Immigration can be described as a trade between newcomer and host, each with differing perspectives but both seeking the same thing: a better future. The prospective citizen, whether leaving hardship or seeking opportunity, hopes to find something that could not be found in his or her old home. For its part, the host welcomes new citizens while looking forward to the contribution they can make to society. Together, both new citizen and old, immigrant and host, work to build a nation that benefits us all. And nowhere is this the case more than in Canada; a country quite literally built by immigrants.

And so it is reflected in the policies of our governments. Put simply, Canada must promote immigration, because Canada needs immigration. It is a question of how all of us together can help Canada grow and thrive.

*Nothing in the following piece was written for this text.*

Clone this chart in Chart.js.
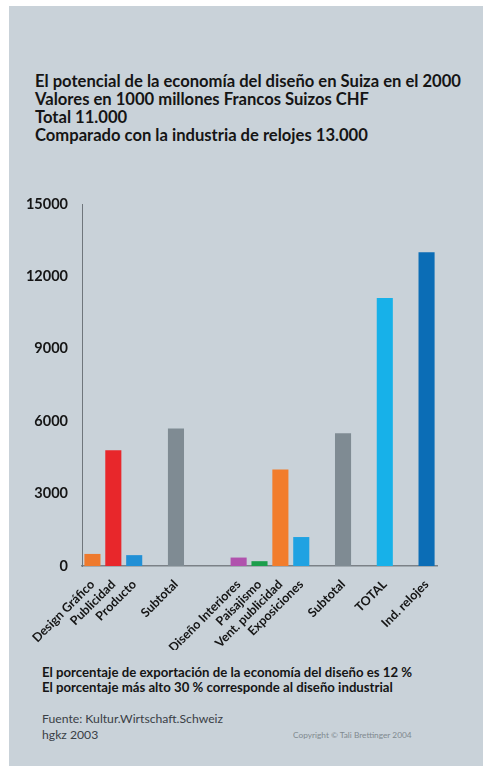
<!DOCTYPE html>
<html>
<head>
<meta charset="utf-8">
<script src="https://cdn.jsdelivr.net/npm/chart.js@4"></script>
<style>
  html, body { margin: 0; padding: 0; background: #ffffff; }
  #page { position: relative; width: 488px; height: 772px; overflow: hidden; }
  #panel { position: absolute; left: 9px; top: 6px; width: 474px; height: 760px; background: #c9d2d9; }
  .txt { position: absolute; white-space: nowrap; font-family: Lato, "Open Sans", sans-serif; color: #151515; }
  #title { left: 35px; top: 72px; font-size: 16.6px; font-weight: bold; line-height: 18px; }
  #note { left: 42px; top: 665px; font-size: 13.2px; font-weight: bold; line-height: 14.5px; }
  #source { left: 42px; top: 711px; font-size: 12.2px; line-height: 16px; color: #3a4046; }
  #copy { left: 293px; top: 730px; font-size: 8.3px; color: #7f898f; }
  #chart { position: absolute; left: 0; top: 180px; }
</style>
</head>
<body>
<div id="page">
  <div id="panel"></div>
  <div id="title" class="txt">El potencial de la economía del diseño en Suiza en el 2000<br>Valores en 1000 millones Francos Suizos CHF<br>Total 11.000<br>Comparado con la industria de relojes 13.000</div>
  <canvas id="chart" width="488" height="470"></canvas>
  <div id="note" class="txt">El porcentaje de exportación de la economía del diseño es 12 %<br>El porcentaje más alto 30 % corresponde al diseño industrial</div>
  <div id="source" class="txt">Fuente: Kultur.Wirtschaft.Schweiz<br>hgkz 2003</div>
  <div id="copy" class="txt">Copyright © Tali Brettinger 2004</div>
</div>
<script>
// categories (empty strings are the gaps between groups)
const categories = ['Design Gráfico', 'Publicidad', 'Producto', '', 'Subtotal', '', '',
    'Diseño Interiores', 'Paisajismo', 'Vent. publicidad', 'Exposiciones', '', 'Subtotal', '',
    'TOTAL', '', 'Ind. relojes'];
// values in 1000 millones CHF
const values = [500, 4800, 450, null, 5700, null, null,
    350, 200, 4000, 1200, null, 5500, null,
    11100, null, 13000];
const yTicks = [0, 3000, 6000, 9000, 12000, 15000];

const barColors = ['#ee7a2e', '#e8272b', '#2190d6', null, '#7f8b93', null, null,
    '#b052ad', '#1c9e4c', '#f27d2c', '#1fa2e2', null, '#7f8b93', null,
    '#17b1e9', null, '#0b6db6'];

const fontFamily = 'Lato, "Open Sans", sans-serif';

new Chart(document.getElementById('chart'), {
    type: 'bar',
    data: {
        labels: categories,
        datasets: [{ data: values, backgroundColor: barColors, borderWidth: 0 }]
    },
    options: {
        responsive: false,
        animation: false,
        layout: { padding: { left: 0, top: 24, right: 51, bottom: 0 } },
        plugins: { legend: { display: false }, tooltip: { enabled: false } },
        datasets: { bar: { categoryPercentage: 1, barPercentage: 0.77 } },
        scales: {
            x: {
                grid: { display: false },
                border: { display: true, color: '#7b8187', width: 1.5 },
                ticks: {
                    autoSkip: false, maxRotation: 45, minRotation: 45,
                    color: '#151515', padding: 3,
                    font: { family: fontFamily, size: 12.5, weight: 'bold' }
                },
                afterFit: s => { s.height = 84; }
            },
            y: {
                min: 0, max: 15000,
                afterBuildTicks: s => { s.ticks = yTicks.map(v => ({ value: v })); },
                grid: { display: false },
                border: { display: true, color: '#6f767c', width: 1 },
                ticks: {
                    color: '#151515', padding: 6,
                    callback: v => String(v),
                    font: { family: fontFamily, size: 14.5, weight: 'bold' }
                },
                afterFit: s => { s.width = 82; }
            }
        }
    }
});
</script>
</body>
</html>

Now, given the testing and preparation you had to undergo to make this day possible, you've probably had your fill of facts and figures, but it is still worth pointing out that Canada is one of the most sparsely populated countries on Earth, with fewer than four Canadians for every square km of territory. To put that in perspective, if we had the same population density as Russia, there would be some 80million of us. A century and a half after Confederation, Canada still has room to grow.

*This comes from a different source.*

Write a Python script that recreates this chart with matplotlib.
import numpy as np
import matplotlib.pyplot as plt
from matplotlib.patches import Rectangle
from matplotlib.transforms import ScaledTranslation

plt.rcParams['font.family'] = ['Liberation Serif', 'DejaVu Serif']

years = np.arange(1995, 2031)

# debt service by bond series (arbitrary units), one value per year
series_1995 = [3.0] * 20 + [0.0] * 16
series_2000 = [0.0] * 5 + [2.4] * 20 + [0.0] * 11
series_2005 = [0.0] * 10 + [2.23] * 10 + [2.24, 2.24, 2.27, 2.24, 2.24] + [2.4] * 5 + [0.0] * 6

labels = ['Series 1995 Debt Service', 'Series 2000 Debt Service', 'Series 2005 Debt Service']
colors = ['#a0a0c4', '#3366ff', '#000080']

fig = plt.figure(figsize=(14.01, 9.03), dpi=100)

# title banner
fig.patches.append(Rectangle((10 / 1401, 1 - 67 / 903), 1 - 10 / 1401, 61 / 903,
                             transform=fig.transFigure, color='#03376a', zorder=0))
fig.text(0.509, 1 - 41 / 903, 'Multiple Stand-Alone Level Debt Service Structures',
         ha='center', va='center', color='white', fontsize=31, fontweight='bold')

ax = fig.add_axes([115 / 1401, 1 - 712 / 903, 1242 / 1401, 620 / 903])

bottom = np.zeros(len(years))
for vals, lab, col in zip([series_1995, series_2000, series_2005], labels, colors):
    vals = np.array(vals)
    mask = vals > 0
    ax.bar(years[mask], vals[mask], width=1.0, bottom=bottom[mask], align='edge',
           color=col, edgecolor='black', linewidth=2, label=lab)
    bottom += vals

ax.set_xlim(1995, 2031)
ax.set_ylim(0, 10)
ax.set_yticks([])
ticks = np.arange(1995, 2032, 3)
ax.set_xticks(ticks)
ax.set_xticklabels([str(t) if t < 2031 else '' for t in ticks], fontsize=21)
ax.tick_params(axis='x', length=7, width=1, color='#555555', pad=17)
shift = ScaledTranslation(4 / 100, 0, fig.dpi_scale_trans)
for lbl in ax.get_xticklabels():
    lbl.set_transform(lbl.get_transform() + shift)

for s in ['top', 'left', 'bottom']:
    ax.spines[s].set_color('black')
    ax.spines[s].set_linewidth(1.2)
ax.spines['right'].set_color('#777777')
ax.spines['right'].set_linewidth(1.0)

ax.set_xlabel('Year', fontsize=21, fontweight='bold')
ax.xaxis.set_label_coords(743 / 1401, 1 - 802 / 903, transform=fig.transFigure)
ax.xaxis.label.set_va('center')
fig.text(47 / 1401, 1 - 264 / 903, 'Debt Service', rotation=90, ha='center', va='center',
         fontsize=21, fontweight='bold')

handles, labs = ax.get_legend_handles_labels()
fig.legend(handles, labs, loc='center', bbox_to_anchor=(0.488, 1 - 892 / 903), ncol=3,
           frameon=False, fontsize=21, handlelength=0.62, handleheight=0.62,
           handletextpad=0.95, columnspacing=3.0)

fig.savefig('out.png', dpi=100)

But more than that, Canada has a need to grow. As we needed immigration to settle Canada in the 19th century, so we must continue to attract newcomers if we are to prosper in the 21st. Since coming to this country you’ve no doubt heard of our aging population and what that means for our society and economy. Our private companies and our public social programs rely upon a steady supply of new citizens, customers, investors and taxpayers. And that supply is starting to dry up.

For example, for over half a century after the Second World War, the so-called Baby Boom generation filled our schools and then our workplaces with millions of productive citizens. But this generation didn’t have as many children as their parents’, and now they are starting to leave the workforce and collect their pensions. As a result, the number of recipients of old age pensions is going up at the same time the number of contributors is going down. Clearly, just as Employment Insurance requires the contributions of employed Canadians to help support the unemployed, so it is that the programs Canadians count on to help them in their old age require a steady source of contributions from younger Canadians. This is not restricted to the issue of old age pensions; if Canada as a whole is to continue to thrive we need new Canadians. And, of course, there are only two ways to make new Canadians; birth and immigration.

To meet this challenge, governments, both provincial and federal, have embarked on a program to attract the people we need  - both in terms of quantity and quality – to help us grow . You are no doubt familiar with many of them, and there’s no need to list them here. But underlying all of them is one objective: if we as a province are to grow, we need immigrants. And if we are to thrive, we need to attract immigrants who will help us build the sort of society we all want. Students, skilled workers and professionals, entrepreneurs; we need them – we need you – to join us in this endeavour.

This is not to say that the purpose of immigration is simply the fulfilment of Canada’s economic needs. As a people blessed with freedom, safety and prosperity, we have a moral duty to offer support to those who are not so fortunate. Since the Second World War, Canada has welcomed over eight hundred thousand refugees and displaced persons, leaving war and persecution. Like other immigrants they’ve become part of the fabric of this country, to the point where some, in turn helped sponsor others seeking the same new beginning they had.

Today, you are truly one of us. You’re citizens. You’re taxpayers. You’re voters. You’re Canadians. And what happens next in this country is as much up to you as it is to me.

And so, as we look forward to another Canadian winter, “May kindest fortune smile” upon you and your families as you embark on this new chapter of your lives.